Seminar

Labourie and I independently proved that on a closed oriented surface $S$ of genus $g$ at least 2, a convex real projective structure is equivalent to a pair $(\Sigma,U)$, where $\Sigma$ is a conformal structure and $U$ is a holomorphic cubic differential. It is then natural to allow $\Sigma$ to go to the boundary of the moduli space of Riemann surfaces.  The bundle of cubic differentials then extends over the boundary to form the bundle of regular cubic differentials, which is an orbifold vector bundle over the Deligne-Mumford compactification $\bar{\mathcal M}_g$ of moduli space.

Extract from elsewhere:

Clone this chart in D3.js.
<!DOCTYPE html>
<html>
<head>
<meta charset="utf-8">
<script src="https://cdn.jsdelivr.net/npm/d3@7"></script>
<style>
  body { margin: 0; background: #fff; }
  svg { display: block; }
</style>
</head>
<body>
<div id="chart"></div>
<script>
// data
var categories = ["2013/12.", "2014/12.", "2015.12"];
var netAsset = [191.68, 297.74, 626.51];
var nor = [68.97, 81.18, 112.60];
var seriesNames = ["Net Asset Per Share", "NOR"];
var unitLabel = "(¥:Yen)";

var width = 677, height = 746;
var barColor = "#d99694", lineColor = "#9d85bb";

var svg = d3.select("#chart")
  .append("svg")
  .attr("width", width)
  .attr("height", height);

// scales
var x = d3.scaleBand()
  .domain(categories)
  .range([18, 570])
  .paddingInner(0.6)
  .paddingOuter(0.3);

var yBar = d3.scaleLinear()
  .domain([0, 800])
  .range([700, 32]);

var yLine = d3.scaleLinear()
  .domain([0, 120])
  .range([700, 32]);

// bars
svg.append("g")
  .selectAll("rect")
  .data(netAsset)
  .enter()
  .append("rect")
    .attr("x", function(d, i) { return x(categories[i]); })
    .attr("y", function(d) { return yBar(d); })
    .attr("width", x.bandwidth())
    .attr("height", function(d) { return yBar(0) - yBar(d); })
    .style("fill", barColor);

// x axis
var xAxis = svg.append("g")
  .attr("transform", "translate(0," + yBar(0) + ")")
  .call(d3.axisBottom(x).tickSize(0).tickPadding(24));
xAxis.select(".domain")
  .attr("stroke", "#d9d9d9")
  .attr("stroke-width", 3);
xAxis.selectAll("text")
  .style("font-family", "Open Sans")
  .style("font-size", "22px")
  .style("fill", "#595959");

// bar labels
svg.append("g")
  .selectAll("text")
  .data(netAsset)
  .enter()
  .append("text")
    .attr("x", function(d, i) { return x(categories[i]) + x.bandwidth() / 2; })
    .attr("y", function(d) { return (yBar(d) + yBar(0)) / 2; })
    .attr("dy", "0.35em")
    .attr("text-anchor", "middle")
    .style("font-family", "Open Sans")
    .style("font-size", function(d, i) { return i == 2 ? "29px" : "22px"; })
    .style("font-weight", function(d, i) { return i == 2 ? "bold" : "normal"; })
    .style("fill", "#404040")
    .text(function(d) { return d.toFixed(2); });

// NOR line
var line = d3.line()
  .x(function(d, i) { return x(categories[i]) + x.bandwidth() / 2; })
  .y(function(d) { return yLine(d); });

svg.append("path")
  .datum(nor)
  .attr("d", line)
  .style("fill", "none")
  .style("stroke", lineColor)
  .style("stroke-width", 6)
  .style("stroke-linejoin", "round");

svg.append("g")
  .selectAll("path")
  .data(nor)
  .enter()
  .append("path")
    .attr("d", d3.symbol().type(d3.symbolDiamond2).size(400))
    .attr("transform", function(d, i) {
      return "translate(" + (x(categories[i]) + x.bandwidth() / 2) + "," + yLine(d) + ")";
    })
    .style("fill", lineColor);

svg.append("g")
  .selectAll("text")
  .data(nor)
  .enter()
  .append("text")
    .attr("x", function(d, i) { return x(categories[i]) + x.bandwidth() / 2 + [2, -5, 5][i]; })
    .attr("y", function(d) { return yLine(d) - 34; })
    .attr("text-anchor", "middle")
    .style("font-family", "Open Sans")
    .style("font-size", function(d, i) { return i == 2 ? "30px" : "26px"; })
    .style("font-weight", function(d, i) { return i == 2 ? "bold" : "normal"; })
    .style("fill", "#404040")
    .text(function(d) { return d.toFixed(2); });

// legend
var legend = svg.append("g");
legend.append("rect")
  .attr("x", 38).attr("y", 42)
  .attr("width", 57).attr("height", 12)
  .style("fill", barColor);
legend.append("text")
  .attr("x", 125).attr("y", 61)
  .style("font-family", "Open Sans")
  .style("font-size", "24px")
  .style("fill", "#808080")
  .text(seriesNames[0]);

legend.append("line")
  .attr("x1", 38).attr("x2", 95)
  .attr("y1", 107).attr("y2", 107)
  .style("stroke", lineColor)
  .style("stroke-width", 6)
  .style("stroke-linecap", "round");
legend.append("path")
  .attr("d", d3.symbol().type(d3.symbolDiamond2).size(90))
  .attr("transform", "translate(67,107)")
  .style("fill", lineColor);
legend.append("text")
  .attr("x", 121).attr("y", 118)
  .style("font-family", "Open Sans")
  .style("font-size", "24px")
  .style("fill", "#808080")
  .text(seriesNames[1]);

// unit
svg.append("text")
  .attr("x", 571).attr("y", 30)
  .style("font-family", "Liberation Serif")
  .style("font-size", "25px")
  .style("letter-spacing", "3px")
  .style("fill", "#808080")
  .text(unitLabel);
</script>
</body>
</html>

We define regular convex real projective structures corresponding to the regular cubic differentials over nodal Riemann surfaces and define a topology on these structures. Our topology is an extension of Harvey's use of the Chabauty topology to analyze $\bar {\mathcal M}_g$ via limits of Fuchsian groups.  The main theorem is that the total space of the bundle of regular cubic differentials over $\bar {\mathcal M}_g$ is homeomorphic to the space of regular real projective structures.  The proof involves several analytic inputs: a recent result of Benoist-Hulin on the convergence of some invariant tensors on families of convex domains converging in the Gromov-Hausdorff sense, a recent uniqueness theorem of Dumas-Wolf for certain complete conformal metrics, and some old techniques of the author to specify the real projective end of a surface in terms of the residue of a regular cubic differential.